(Code that draws figures)
========================================================================

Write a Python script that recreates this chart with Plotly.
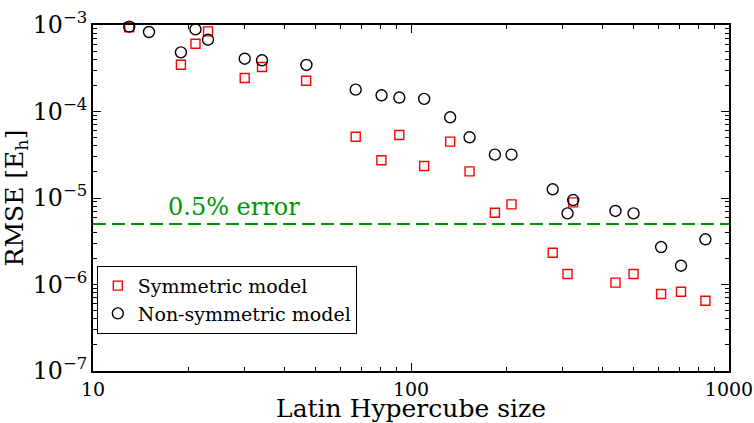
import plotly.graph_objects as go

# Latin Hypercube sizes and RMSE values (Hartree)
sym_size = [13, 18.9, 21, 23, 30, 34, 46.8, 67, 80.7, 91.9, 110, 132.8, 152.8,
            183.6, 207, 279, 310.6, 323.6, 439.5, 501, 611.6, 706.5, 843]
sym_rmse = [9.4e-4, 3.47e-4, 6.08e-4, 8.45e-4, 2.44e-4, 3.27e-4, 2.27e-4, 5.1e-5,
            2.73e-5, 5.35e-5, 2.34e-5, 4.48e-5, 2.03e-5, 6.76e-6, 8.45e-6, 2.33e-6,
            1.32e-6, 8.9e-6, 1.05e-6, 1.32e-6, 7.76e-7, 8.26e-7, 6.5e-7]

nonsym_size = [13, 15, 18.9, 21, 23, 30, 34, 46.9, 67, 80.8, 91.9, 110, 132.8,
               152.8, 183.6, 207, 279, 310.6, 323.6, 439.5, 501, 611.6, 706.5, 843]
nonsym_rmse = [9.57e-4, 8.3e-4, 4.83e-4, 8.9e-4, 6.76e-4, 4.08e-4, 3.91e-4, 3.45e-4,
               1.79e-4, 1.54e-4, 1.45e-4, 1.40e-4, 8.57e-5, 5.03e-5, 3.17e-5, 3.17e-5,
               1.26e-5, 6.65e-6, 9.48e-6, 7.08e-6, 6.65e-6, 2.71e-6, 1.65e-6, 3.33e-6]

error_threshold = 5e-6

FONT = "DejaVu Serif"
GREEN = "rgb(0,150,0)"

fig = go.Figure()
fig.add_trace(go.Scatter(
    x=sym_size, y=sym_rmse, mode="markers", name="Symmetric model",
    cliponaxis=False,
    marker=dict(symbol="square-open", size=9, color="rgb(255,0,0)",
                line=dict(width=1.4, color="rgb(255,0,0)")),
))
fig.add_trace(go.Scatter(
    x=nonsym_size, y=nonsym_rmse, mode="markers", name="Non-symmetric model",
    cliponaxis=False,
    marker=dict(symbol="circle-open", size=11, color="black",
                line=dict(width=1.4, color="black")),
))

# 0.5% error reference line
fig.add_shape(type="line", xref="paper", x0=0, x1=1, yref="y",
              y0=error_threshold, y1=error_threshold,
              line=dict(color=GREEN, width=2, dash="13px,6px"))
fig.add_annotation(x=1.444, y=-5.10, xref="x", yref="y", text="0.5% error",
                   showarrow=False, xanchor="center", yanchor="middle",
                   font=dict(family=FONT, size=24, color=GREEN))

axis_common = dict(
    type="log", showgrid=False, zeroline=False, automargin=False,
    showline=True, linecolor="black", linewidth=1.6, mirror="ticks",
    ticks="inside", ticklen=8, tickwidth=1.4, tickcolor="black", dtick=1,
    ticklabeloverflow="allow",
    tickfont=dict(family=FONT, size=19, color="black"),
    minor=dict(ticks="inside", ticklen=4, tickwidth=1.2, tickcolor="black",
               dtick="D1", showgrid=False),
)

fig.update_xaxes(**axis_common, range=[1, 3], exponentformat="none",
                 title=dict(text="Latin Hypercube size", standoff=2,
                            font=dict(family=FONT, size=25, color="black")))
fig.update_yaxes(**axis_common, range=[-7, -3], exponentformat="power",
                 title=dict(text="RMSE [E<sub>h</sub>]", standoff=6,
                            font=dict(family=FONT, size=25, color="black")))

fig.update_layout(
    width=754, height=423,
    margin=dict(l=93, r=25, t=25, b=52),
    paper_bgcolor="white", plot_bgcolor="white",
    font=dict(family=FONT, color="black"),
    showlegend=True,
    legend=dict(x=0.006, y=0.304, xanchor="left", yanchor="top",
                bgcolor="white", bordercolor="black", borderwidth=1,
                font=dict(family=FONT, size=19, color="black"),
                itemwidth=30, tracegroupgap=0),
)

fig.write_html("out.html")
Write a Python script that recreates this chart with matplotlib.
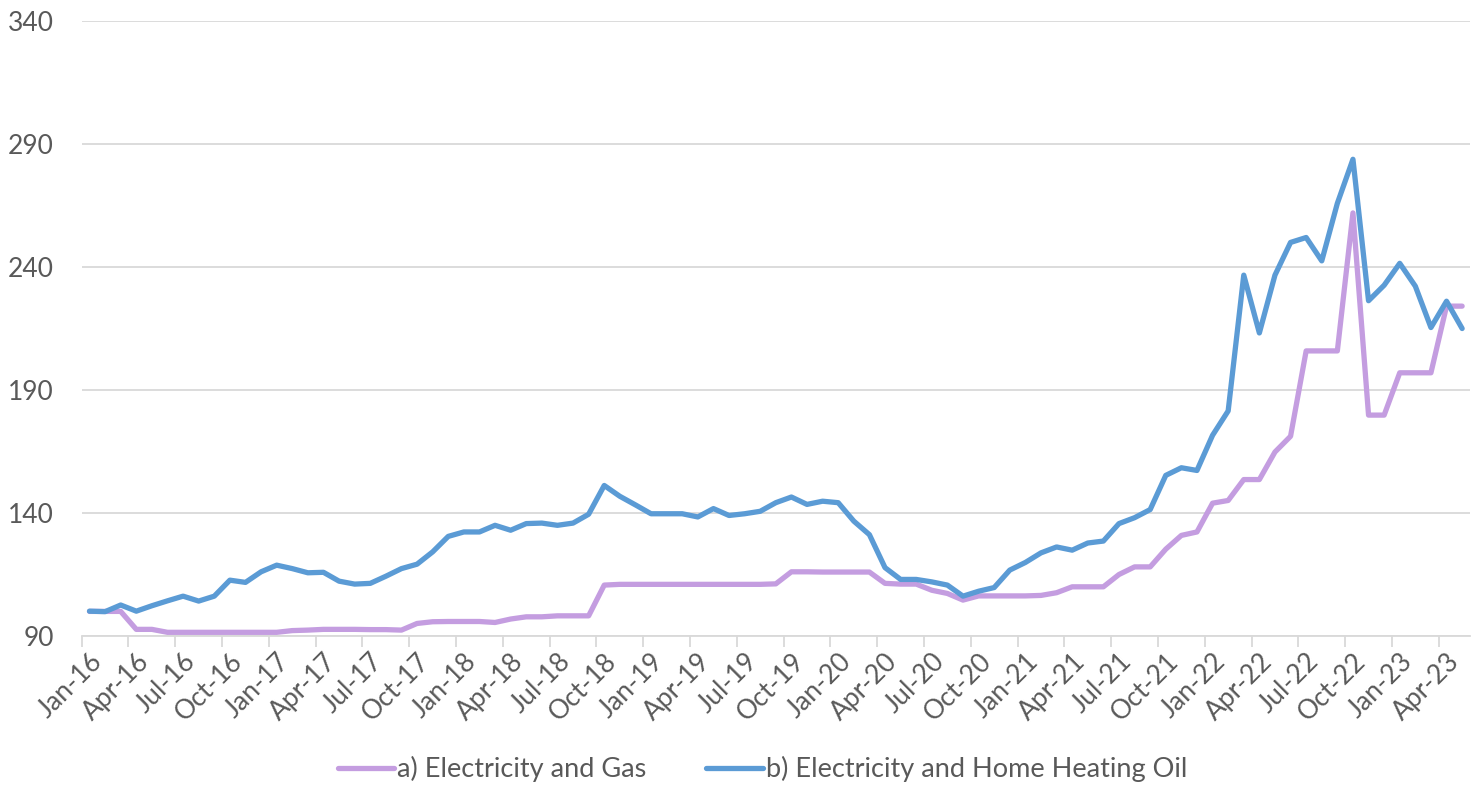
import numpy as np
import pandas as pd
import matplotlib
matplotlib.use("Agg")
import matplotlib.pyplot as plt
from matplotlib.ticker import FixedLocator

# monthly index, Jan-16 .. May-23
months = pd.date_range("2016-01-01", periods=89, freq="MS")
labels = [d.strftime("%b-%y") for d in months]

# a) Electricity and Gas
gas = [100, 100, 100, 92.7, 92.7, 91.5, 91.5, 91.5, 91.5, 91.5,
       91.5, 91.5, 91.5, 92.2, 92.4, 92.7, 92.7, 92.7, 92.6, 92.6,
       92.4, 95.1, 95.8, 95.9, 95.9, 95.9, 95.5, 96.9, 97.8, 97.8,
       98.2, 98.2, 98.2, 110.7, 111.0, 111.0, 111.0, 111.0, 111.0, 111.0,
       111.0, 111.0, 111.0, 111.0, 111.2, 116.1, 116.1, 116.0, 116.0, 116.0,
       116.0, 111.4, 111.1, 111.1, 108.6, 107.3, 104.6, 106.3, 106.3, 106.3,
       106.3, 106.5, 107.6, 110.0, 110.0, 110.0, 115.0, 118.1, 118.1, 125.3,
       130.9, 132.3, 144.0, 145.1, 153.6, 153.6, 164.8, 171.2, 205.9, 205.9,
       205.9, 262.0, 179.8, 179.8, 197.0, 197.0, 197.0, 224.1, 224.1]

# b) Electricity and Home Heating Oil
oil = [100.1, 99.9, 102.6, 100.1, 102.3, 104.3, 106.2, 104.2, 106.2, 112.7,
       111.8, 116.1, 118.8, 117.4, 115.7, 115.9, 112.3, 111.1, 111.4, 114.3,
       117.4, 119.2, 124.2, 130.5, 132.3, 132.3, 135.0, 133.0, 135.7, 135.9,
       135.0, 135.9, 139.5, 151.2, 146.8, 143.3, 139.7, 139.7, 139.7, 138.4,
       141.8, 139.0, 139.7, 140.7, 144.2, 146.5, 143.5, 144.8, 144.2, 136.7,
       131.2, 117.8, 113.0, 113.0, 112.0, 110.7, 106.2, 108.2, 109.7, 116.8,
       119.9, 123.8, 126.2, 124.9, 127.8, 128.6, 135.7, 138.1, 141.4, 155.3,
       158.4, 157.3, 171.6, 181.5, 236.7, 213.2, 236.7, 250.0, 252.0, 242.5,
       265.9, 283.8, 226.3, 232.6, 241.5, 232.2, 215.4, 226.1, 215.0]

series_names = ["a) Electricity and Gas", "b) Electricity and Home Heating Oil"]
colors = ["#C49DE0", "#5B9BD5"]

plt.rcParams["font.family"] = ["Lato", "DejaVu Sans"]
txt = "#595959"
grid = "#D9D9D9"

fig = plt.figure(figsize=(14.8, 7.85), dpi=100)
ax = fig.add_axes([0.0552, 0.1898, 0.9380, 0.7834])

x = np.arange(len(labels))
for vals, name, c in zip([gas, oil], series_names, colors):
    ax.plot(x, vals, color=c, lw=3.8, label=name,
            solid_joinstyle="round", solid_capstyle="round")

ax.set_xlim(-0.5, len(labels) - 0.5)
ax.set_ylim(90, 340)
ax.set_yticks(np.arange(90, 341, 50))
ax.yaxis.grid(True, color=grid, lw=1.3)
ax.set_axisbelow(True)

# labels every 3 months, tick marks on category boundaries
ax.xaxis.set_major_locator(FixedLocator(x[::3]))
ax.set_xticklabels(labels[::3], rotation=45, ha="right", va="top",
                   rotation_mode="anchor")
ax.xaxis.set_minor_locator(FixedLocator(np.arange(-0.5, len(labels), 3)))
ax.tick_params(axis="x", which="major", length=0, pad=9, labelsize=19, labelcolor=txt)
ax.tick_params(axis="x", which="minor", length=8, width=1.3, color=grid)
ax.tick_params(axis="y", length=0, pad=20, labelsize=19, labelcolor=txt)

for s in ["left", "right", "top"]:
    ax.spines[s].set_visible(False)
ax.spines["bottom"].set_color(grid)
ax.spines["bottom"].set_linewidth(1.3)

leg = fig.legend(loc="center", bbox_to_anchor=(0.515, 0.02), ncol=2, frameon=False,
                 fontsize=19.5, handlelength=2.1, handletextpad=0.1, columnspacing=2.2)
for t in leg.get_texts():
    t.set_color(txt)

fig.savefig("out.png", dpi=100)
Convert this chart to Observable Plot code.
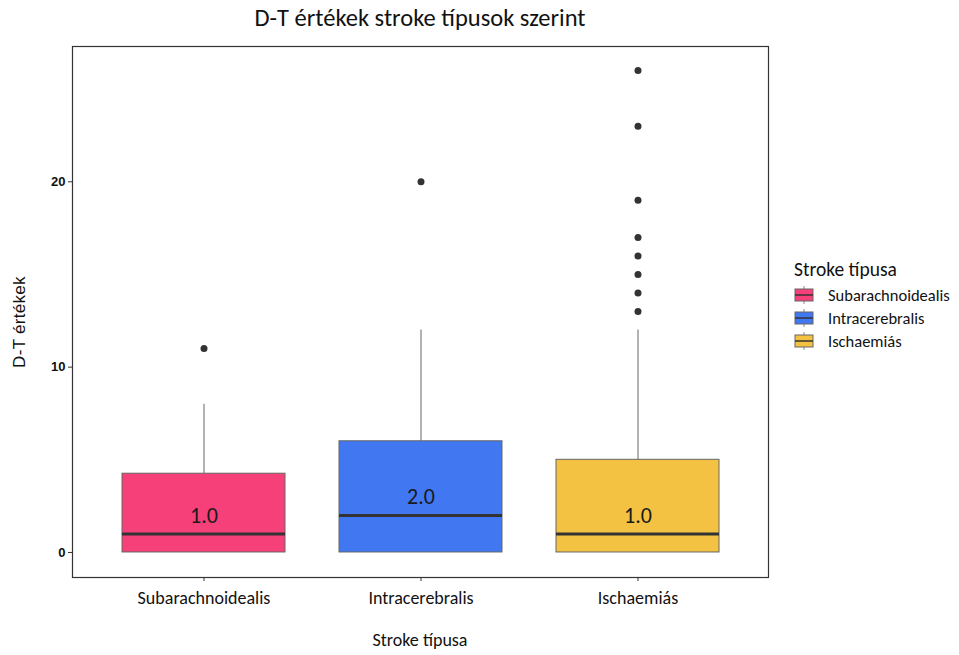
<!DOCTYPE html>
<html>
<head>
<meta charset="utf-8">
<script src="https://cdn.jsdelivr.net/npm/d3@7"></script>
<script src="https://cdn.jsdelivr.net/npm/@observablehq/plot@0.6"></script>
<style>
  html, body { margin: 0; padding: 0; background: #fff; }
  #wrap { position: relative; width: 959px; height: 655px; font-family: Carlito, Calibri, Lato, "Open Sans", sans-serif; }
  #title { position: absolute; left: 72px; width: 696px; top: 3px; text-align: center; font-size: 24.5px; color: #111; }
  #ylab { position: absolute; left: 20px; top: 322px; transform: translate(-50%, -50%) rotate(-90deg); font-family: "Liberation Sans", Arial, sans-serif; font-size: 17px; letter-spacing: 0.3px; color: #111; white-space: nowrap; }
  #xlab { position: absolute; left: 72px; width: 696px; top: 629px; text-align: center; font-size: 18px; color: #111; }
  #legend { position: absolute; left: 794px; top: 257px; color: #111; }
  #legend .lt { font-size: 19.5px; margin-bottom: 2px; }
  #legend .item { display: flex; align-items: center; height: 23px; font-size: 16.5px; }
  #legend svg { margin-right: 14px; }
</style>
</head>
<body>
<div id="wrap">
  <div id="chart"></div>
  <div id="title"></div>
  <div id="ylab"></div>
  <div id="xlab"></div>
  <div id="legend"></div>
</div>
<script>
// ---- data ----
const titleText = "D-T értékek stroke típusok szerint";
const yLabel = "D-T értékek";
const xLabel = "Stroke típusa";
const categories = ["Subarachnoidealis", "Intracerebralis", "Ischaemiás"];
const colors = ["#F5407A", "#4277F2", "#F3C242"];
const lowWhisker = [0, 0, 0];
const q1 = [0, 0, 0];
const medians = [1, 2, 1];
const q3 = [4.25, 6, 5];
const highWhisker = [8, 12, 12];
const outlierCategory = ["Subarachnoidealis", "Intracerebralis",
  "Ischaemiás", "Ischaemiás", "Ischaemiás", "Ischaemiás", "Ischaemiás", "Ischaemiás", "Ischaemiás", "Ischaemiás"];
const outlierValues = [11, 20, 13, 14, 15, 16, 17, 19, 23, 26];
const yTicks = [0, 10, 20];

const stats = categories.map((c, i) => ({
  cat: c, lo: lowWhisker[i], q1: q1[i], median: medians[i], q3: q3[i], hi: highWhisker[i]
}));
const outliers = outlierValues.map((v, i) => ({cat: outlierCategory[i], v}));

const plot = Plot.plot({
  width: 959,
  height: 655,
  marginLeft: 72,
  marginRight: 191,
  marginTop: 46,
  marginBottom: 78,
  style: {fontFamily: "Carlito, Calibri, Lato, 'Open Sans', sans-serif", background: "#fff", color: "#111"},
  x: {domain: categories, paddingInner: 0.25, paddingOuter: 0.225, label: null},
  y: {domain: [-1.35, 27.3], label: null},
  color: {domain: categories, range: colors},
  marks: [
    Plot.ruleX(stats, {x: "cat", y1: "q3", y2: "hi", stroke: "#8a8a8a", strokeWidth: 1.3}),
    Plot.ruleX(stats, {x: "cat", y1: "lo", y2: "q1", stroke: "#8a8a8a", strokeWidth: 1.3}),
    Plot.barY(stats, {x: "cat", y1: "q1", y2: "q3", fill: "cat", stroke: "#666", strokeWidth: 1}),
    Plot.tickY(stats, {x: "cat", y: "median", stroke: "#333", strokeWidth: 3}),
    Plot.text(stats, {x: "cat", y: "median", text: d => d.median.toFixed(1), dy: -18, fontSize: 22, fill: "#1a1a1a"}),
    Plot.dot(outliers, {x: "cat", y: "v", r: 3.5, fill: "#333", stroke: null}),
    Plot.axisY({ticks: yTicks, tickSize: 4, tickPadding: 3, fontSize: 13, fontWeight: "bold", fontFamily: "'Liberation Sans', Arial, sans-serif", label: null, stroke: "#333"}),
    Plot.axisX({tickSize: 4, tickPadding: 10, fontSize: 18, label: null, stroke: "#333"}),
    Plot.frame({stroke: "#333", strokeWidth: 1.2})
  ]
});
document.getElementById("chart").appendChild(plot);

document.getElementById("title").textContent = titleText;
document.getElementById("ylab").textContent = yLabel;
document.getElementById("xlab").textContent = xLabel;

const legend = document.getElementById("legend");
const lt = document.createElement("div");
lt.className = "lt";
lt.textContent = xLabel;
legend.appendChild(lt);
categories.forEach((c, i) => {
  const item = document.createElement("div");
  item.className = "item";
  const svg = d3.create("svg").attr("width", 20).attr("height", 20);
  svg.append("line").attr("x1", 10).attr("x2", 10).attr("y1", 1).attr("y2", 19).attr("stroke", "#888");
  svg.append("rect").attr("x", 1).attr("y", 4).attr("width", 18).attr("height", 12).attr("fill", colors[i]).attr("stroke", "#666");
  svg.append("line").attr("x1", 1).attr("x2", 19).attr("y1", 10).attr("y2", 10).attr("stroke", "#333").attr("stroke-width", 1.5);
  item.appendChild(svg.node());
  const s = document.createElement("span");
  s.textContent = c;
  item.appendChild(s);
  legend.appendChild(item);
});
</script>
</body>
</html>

========================================================================

● **Stated task**
Skip every picture and return the lines above from the top through the one that contains "import plotly.graph_objects as go".

● **The response**
Write a Python script that recreates this chart with Plotly.
import plotly.graph_objects as go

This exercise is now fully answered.